To sit still in silence for a week is a rare occasion to recollect body-mind and gather oneself in the presence of greater forces and to sense, at moments when the ripples on the mind calm down, the posture becomes alive, the breathing deepens, our sense of connectedness with all that is.
When we awaken it is always about awakening to the presence of these greater forces, or in the words of Rilke, greater beings: the greater forces of the present moment in an unfolding that is timeless, the unknown that is refreshing as it invites to shed certainties and beliefs, and silence that is the language in which emptiness reveals itself to us.
What emptiness gifts us with is not the ability to let go of the things we hold onto that are cumbersome. Rather, shunyata helps with seeing that there is no one there; here or anywhere to hold on to anything, which makes of letting go another story, another thing you feel you need to achieve.

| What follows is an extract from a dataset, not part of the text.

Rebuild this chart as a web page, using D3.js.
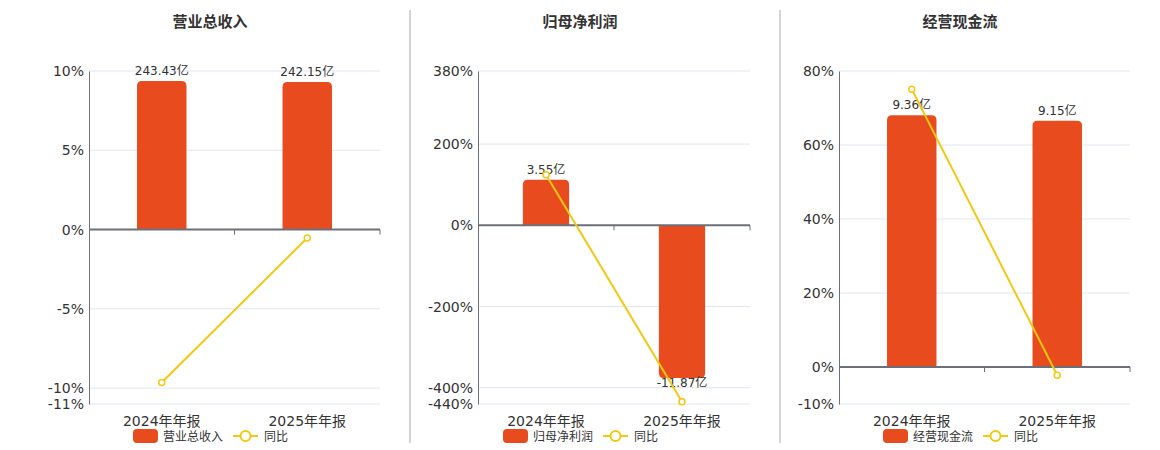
<!DOCTYPE html>
<html>
<head>
<meta charset="utf-8">
<script src="https://cdn.jsdelivr.net/npm/d3@7"></script>
<style>
  body { margin: 0; background: #fff; }
  svg text { font-family: "DejaVu Sans", "Noto Sans CJK SC", sans-serif; fill: #333; }
</style>
</head>
<body>
<svg id="chart" width="1160" height="450"></svg>
<script>
// data
var categories = ['2024年年报', '2025年年报'];
var titles = ['营业总收入', '归母净利润', '经营现金流'];
var revenue = [243.43, 242.15];
var revenueYoy = [-9.64, -0.53];
var netProfit = [3.55, -11.87];
var netProfitYoy = [124.4, -434.4];
var cashFlow = [9.36, 9.15];
var cashFlowYoy = [75.1, -2.24];
var pctTicks1 = [10, 5, 0, -5, -10, -11];
var pctTicks2 = [380, 200, 0, -200, -400, -440];
var pctTicks3 = [80, 60, 40, 20, 0, -10];
var barAxisMax = [260, 12, 11];

var barColor = '#e84c1e';
var lineColor = '#f2c811';

var panels = [
  { title: titles[0], bars: revenue, yoy: revenueYoy, ticks: pctTicks1, barMax: barAxisMax[0], left: 89, right: 380, center: 210 },
  { title: titles[1], bars: netProfit, yoy: netProfitYoy, ticks: pctTicks2, barMax: barAxisMax[1], left: 478, right: 750, center: 580 },
  { title: titles[2], bars: cashFlow, yoy: cashFlowYoy, ticks: pctTicks3, barMax: barAxisMax[2], left: 839, right: 1130, center: 960 }
];

var svg = d3.select('#chart');
var plotTop = 71, plotBottom = 404;

// dividers between panels
[410, 780].forEach(function (x) {
  svg.append('line')
    .attr('x1', x).attr('x2', x).attr('y1', 10).attr('y2', 443)
    .attr('stroke', '#aaa').attr('stroke-width', 1);
});

// rounded-top (or rounded-bottom for negatives) bar path
function barPath(x, y0, y1, w, r) {
  var h = Math.abs(y1 - y0);
  r = Math.min(r, h);
  if (y1 <= y0) {
    return 'M' + x + ',' + y0 + 'V' + (y1 + r) +
      'Q' + x + ',' + y1 + ' ' + (x + r) + ',' + y1 +
      'H' + (x + w - r) + 'Q' + (x + w) + ',' + y1 + ' ' + (x + w) + ',' + (y1 + r) +
      'V' + y0 + 'Z';
  }
  return 'M' + x + ',' + y0 + 'V' + (y1 - r) +
    'Q' + x + ',' + y1 + ' ' + (x + r) + ',' + y1 +
    'H' + (x + w - r) + 'Q' + (x + w) + ',' + y1 + ' ' + (x + w) + ',' + (y1 - r) +
    'V' + y0 + 'Z';
}

panels.forEach(function (p) {
  var g = svg.append('g');
  var pMax = d3.max(p.ticks), pMin = d3.min(p.ticks);

  var x = d3.scaleBand().domain(categories).range([p.left, p.right]);
  var y = d3.scaleLinear().domain([pMin, pMax]).range([plotBottom, plotTop]);
  // hidden bar axis, zero aligned with the percent axis
  var yBar = d3.scaleLinear().domain([p.barMax * pMin / pMax, p.barMax]).range([plotBottom, plotTop]);

  // title
  g.append('text')
    .attr('x', p.center).attr('y', 27)
    .attr('text-anchor', 'middle')
    .style('font-size', '15px').style('font-weight', 'bold')
    .text(p.title);

  // grid lines
  g.selectAll('.grid').data(p.ticks).enter().append('line')
    .attr('x1', p.left).attr('x2', p.right)
    .attr('y1', function (d) { return y(d); })
    .attr('y2', function (d) { return y(d); })
    .attr('stroke', '#e0e6f1').attr('stroke-width', 1);

  // y axis
  var yAxis = d3.axisLeft(y).tickValues(p.ticks).tickSize(0).tickPadding(5)
    .tickFormat(function (d) { return d + '%'; });
  var ya = g.append('g').attr('transform', 'translate(' + p.left + ',0)').call(yAxis);
  ya.select('.domain').attr('stroke', '#6e7079');
  ya.selectAll('text').style('font-size', '14px').attr('fill', '#333');

  // bars
  var bw = x.bandwidth() * 0.34;
  g.selectAll('.bar').data(p.bars).enter().append('path')
    .attr('fill', barColor)
    .attr('d', function (d, i) {
      var cx = x(categories[i]) + x.bandwidth() / 2;
      return barPath(cx - bw / 2, yBar(0), yBar(d), bw, 5);
    });

  // zero axis with category ticks
  g.append('line')
    .attr('x1', p.left).attr('x2', p.right)
    .attr('y1', y(0)).attr('y2', y(0))
    .attr('stroke', '#6e7079').attr('stroke-width', 2);
  categories.forEach(function (c) {
    var tx = x(c) + x.bandwidth();
    g.append('line')
      .attr('x1', tx).attr('x2', tx)
      .attr('y1', y(0)).attr('y2', y(0) + 5)
      .attr('stroke', '#6e7079').attr('stroke-width', 1);
  });

  // category labels
  g.selectAll('.cat').data(categories).enter().append('text')
    .attr('x', function (d) { return x(d) + x.bandwidth() / 2; })
    .attr('y', 426)
    .attr('text-anchor', 'middle')
    .style('font-size', '14px')
    .text(function (d) { return d; });

  // bar value labels
  g.selectAll('.blabel').data(p.bars).enter().append('text')
    .attr('x', function (d, i) { return x(categories[i]) + x.bandwidth() / 2; })
    .attr('y', function (d) { return d >= 0 ? yBar(d) - 6 : yBar(d) + 9; })
    .attr('text-anchor', 'middle')
    .style('font-size', '12px')
    .text(function (d) { return d.toFixed(2) + '亿'; });

  // yoy line
  var line = d3.line()
    .x(function (d, i) { return x(categories[i]) + x.bandwidth() / 2; })
    .y(function (d) { return y(d); });
  g.append('path').datum(p.yoy)
    .attr('d', line)
    .attr('fill', 'none').attr('stroke', lineColor).attr('stroke-width', 2);
  g.selectAll('.pt').data(p.yoy).enter().append('circle')
    .attr('cx', function (d, i) { return x(categories[i]) + x.bandwidth() / 2; })
    .attr('cy', function (d) { return y(d); })
    .attr('r', 3)
    .attr('fill', '#fff').attr('stroke', lineColor).attr('stroke-width', 1.5);

  // legend
  var lg = g.append('g').attr('transform', 'translate(' + p.center + ',436)');
  lg.append('rect')
    .attr('x', -77).attr('y', -7).attr('width', 25).attr('height', 14).attr('rx', 4)
    .attr('fill', barColor);
  lg.append('text')
    .attr('x', -47).attr('y', 4.5)
    .style('font-size', '12px')
    .text(p.title);
  lg.append('line')
    .attr('x1', 23).attr('x2', 48).attr('y1', 0).attr('y2', 0)
    .attr('stroke', lineColor).attr('stroke-width', 2);
  lg.append('circle')
    .attr('cx', 35.5).attr('cy', 0).attr('r', 5)
    .attr('fill', '#fff').attr('stroke', lineColor).attr('stroke-width', 2);
  lg.append('text')
    .attr('x', 54).attr('y', 4.5)
    .style('font-size', '12px')
    .text('同比');
});
</script>
</body>
</html>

A great part of our strife and suffering is about us wanting to disprove this for we feel our stories are real.
But to say us, what does this mean? Probing the question is what silent sitting is about. What does it mean to be somebody? What do I mean when I say this is me? What does it mean to posit oneself as a subject in the face of what I perceive to be myriad objects; objects of my desires, hopes, and fear? All this, we never really examine enough.
A major implication of gaining insight into this is the easing of the seriousness with which we usually hold ourselves and our views.
Wherever we are we find ourselves in the midst of a paradox. We begin to deeply relax, no matter the circumstances, when it dawns on us that we just need to live, as freely as we can, and that we need not worry about finding answers to life as life is just what is. What just is is called simplicity.
What is is a simplicity that no question could ever capture.
Since I've learned to be silent, everything has come so much closer to me - Rilke.
Since I've learned to be silent, everything has come so much closer to me - Rilke.